The HashCacheReader is used to read and query data from existing hash cache data.

It's designed to be thread-safe and can work with various data sources efficiently.

pub trait Source: Send + Sync {
    fn as_slice(&self) -> &[u8];
}

pub struct HashCacheReader<S: Source> {
    // Internal fields
}

impl<S: Source> HashCacheReader<S> {
    /// Creates a new HashCacheReader instance from a source
    pub fn new(source: S) -> Self;

    /// Returns the number of entries in the hash cache
    pub fn entry_count(&self) -> usize;

    /// Checks if paths are included in this hash cache
    pub fn has_paths(&self) -> bool;

    /// Finds an entry by path hash and returns a wrapper around its index
    pub fn find_by_path_hash(&self, path_hash: u64) -> Option<EntryIndex>;

    /// Gets the partial hash for a file using an EntryIndex
    pub fn partial_hash(&self, entry: EntryIndex) -> u64;

    /// Gets the full hash for a file using an EntryIndex
    pub fn full_hash(&self, entry: EntryIndex) -> u64;

    /// Gets the path hash for a file using an EntryIndex
    pub fn path_hash(&self, entry: EntryIndex) -> u64;

    /// Gets the last modified time for a file using an EntryIndex
    pub fn last_modified(&self, entry: EntryIndex) -> FILETIME;

    /// Gets the path for a file using an EntryIndex (if paths are included)
    pub fn path(&self, entry: EntryIndex) -> Option<&str>;

    /// Iterates over all entries in the hash cache
    pub fn iter(&self) -> impl Iterator<Item = FileInfo>;
}

Write Destinations

This section describes some example write destination factories for the HashCacheWriter.

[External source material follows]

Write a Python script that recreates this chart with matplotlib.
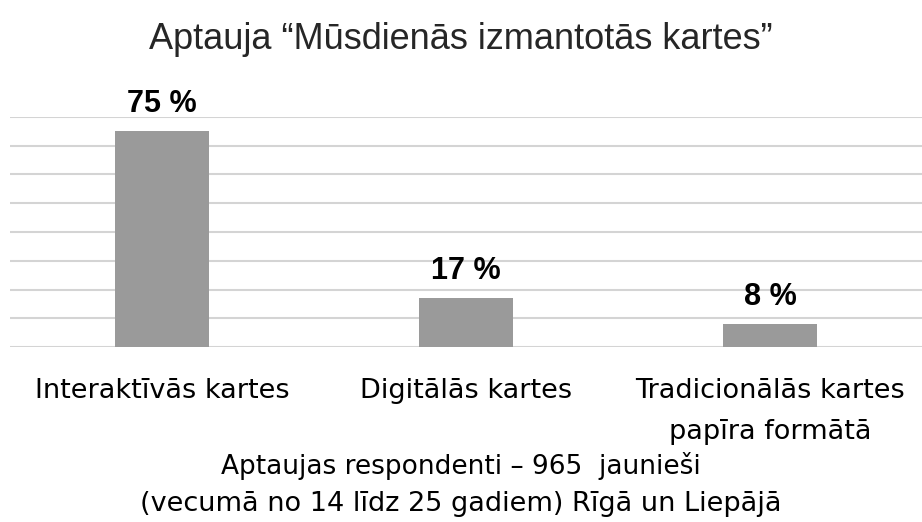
import matplotlib
matplotlib.use("Agg")
import matplotlib.pyplot as plt

# dati
kategorijas = ["Interaktīvās kartes", "Digitālās kartes", "Tradicionālās kartes\npapīra formātā"]
vertibas = [75, 17, 8]
nosaukums = "Aptauja \u201cMūsdienās izmantotās kartes\u201d"
piezime = ["Aptaujas respondenti \u2013 965  jaunieši",
           "(vecumā no 14 līdz 25 gadiem) Rīgā un Liepājā"]

fig = plt.figure(figsize=(9.22, 5.22), dpi=100)
ax = fig.add_axes([0.011, 0.335, 0.989, 0.441])

x = range(len(kategorijas))
ax.bar(x, vertibas, width=0.31, color="#9a9a9a", zorder=2)
ax.set_ylim(0, 80)
ax.set_xlim(-0.5, 2.5)
ax.set_yticks(range(0, 81, 10))
ax.yaxis.grid(True, color="#d4d4d4", linewidth=1.5, zorder=0)
ax.tick_params(axis="y", left=False, labelleft=False)
ax.tick_params(axis="x", bottom=False, pad=19)
for s in ax.spines.values():
    s.set_visible(False)

ax.set_xticks(list(x))
ax.set_xticklabels(kategorijas, fontsize=19.5, family="DejaVu Sans",
                   linespacing=1.75)

# vērtību uzraksti
for i, v in enumerate(vertibas):
    ax.text(i, v + 4.3, f"{v} %", ha="center", va="bottom", fontsize=22,
            fontweight="bold", family="Liberation Sans")

fig.text(0.5, 0.925, nosaukums, ha="center", va="center", fontsize=26,
         family="Liberation Sans", color="#262626")
fig.text(0.5, 0.107, piezime[0], ha="center", va="center", fontsize=19,
         family="DejaVu Sans")
fig.text(0.5, 0.035, piezime[1], ha="center", va="center", fontsize=19.5,
         family="DejaVu Sans")

fig.savefig("out.png", dpi=100)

Memory-Mapped File Destination Factory

pub struct MmapFileDestinationFactory {
    path: String,
}

impl WriteDestinationFactory for MmapFileDestinationFactory {
    type Error = IoError;
    type Destination = MmapFileDestination;

    fn create_destination(&self, capacity: usize) -> Result<Self::Destination, Self::Error>;
}

pub struct MmapFileDestination {
    // Internal fields
}

impl WriteDestination for MmapFileDestination {
    type Error = IoError;
    type Reader = MmapFileSource;

    // Method implementations
}

In-Memory Destination Factory

pub struct InMemoryDestinationFactory;

impl WriteDestinationFactory for InMemoryDestinationFactory {
    type Error = Never; // This implementation cannot fail
    type Destination = InMemoryDestination;

    fn create_destination(&self, capacity: usize) -> Result<Self::Destination, Self::Error>;
}

pub struct InMemoryDestination {
    // Internal fields
}

impl WriteDestination for InMemoryDestination {
    type Error = Never; // This implementation cannot fail
    type Reader = InMemorySource;

    // Method implementations
}

Read Sources

This section describes the available/reference read sources for the HashCacheReader.

Memory-Mapped File Source

pub struct MmapFileSource(/* Internal fields */);

impl Source for MmapFileSource {
    // Method implementation
}

In-Memory Source

pub struct InMemorySource(/* Internal fields */);

impl Source for InMemorySource {
    // Method implementation
}

Usage Examples

This section provides examples of how to use the Hash Cache API.

Disclaimer: This is pseudocode generated by a large language model.

Writing to a Hash Cache

use alloc::string::String;

// Creating a new HashCacheWriter
let mut writer = HashCacheWriter::new();

// Adding file information to the hash cache
let file_info = FileInfo {
    partial_hash: 0x1234567890ABCDEF,
    full_hash: 0xFEDCBA0987654321,
    path_hash: 0xABCDEF0123456789,
    last_modified: 132514620000000000, // Windows FILETIME (100-nanosecond intervals since January 1, 1601)
    path: Some(String::from("file1.txt")),
};

writer.add_file(file_info);
// Add more files...

// Creating a memory-mapped file destination factory
let factory = MmapFileDestinationFactory::new(String::from("hash_cache.bin"));

// Finalizing the writing process and obtaining a reader
let reader = writer.finalize(factory, true).expect("Failed to finalize");

// Now you can use the reader to access the hash cache data
println!("Number of entries: {}", reader.entry_count());

Reading from a Hash Cache

// Creating a memory-mapped file source
let source = MmapFileSource::new("hash_cache.bin").expect("Failed to open file");

// Creating a new HashCacheReader
let reader = HashCacheReader::new(source);

// Using the reader to access hash cache data
if let Some(entry) = reader.find_by_path_hash(compute_path_hash("file1.txt")) {
    println!("Partial Hash: {:x}", reader.partial_hash(entry));
    println!("Full Hash: {:x}", reader.full_hash(entry));
    println!("Last Modified: {:x}", reader.last_modified(entry));
    if let Some(path) = reader.path(entry) {
        println!("Path: {}", path);
    }
}

// Iterating over all entries in the hash cache
for entry in reader.iter() {
    println!("Partial Hash: {:x}, Full Hash: {:x}", entry.partial_hash, entry.full_hash);
}

Implementation Notes

Notes for those using the API.

  • The HashCacheWriter internally computes the required capacity during finalization.
  • The destination factory creates a destination with the exact required capacity, avoiding unnecessary re-allocations.
  • Path compression is performed as first step of finalization.
  • The HashCacheReader uses a generic Source trait, allowing it to work efficiently with different data sources without runtime overhead.
  • The EntryIndex wrapper allows for efficient, unchecked access to entry data after the initial safety check.

Thread Safety

  • Both the HashCacheReader and HashCacheWriter are designed to be thread-safe and can be safely shared between threads without additional synchronization.